О чем говорили тогда в алтайской глубинке? О чем бы ни говорили, все поворачивалось на главное: на хлеб и на землю. Вначале хлеб на плодородной алтайской земле, а после уже все другое — и благоденствие каждой семьи, и процветание государства, и проблемы, и ценности, и культура. Абрамова интересовало решительно все: сколько зерна получают с гектара, как оплачивается труд хлебороба, в каких домах живут — в сельских, с огородом, или в многоэтажных, каменных, много ли пьют, по скольку детей рожают, уезжают дети или же остаются?..

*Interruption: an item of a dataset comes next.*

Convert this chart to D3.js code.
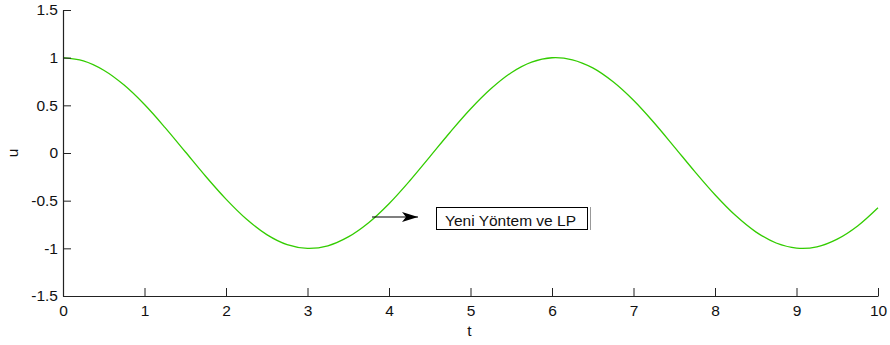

Алтайские блокноты Абрамова остались в архиве, зато мы знаем, как превращалась вот эта жадность Абрамова ко всякому факту нашей текущей жизни, эта его дотошность и нестеснительность — в острую, доказательную, корнями в историю уходящую и далеко прозревающую публицистику. Сколько верст исколесил Федор Абрамов со своим товарищем-соавтором Антонином Чистяковым по проселкам Новгородчины, сколько бесед провел с новгородскими лесными, болотными, озерными жихарями, сколько исписал блокнотов, можно только предположить. Но мы прочли очерки Абрамова и Чистякова (теперь, увы, тоже покойного): «Пашня живая и пашня мертвая», «От этих весей Русь пошла» — о сельскохозяйственном производстве и жизни людей сегодняшней новгородской глубинки, то есть Нечерноземья; очерки эти явились событием литературным, но, главное, они явили собою гражданский поступок, акт писательского мужества: сказать о том, что сегодня еще незаметно и вроде терпимо, о чем иным бы хотелось умолчать, — об уходящей из оборота пашне... В пылу машинизации, мелиорации, интенсификации, перевода на индустриальные рельсы и прочая, и прочая уходит, сжимается пашня, веками возделываемая крестьянами, — тот самый хлебородный гумус, основа всего.
Очерки Абрамова и Чистякова напомнили тем, у кого короткая память (такие есть, и немало), что преобразование русской деревни при всей своей благодетельной прогрессивности не отменяет накопленного в веках крестьянского опыта, что простые радости жизни в сельском доме, с усадьбой-огородом, домашней живностью, вблизи реки и леса, не заменяются коммунальными удобствами городского обитания. И если мы все безоглядно преобразуем, то потеряем главного нашего кормильца — крестьянина. А это невосполнимо.
В письме своим землякам, опубликованном в «Правде», Федор Абрамов опять-таки подымал указующий перст: берегите как зеницу ока завещанные вам пахарям-предками угодья — пашню, покосы, любите и уважайте свой труд, как любили и уважали великие труженики, ваши отцы и деды. Не уповайте на чью-то подмогу, на чудодейственную силу решения... Федор Абрамов взывал к человеческим чувствам своих земляков, к гордости, совести. И — доходило, такой доходчивостью обладал абрамовский голос.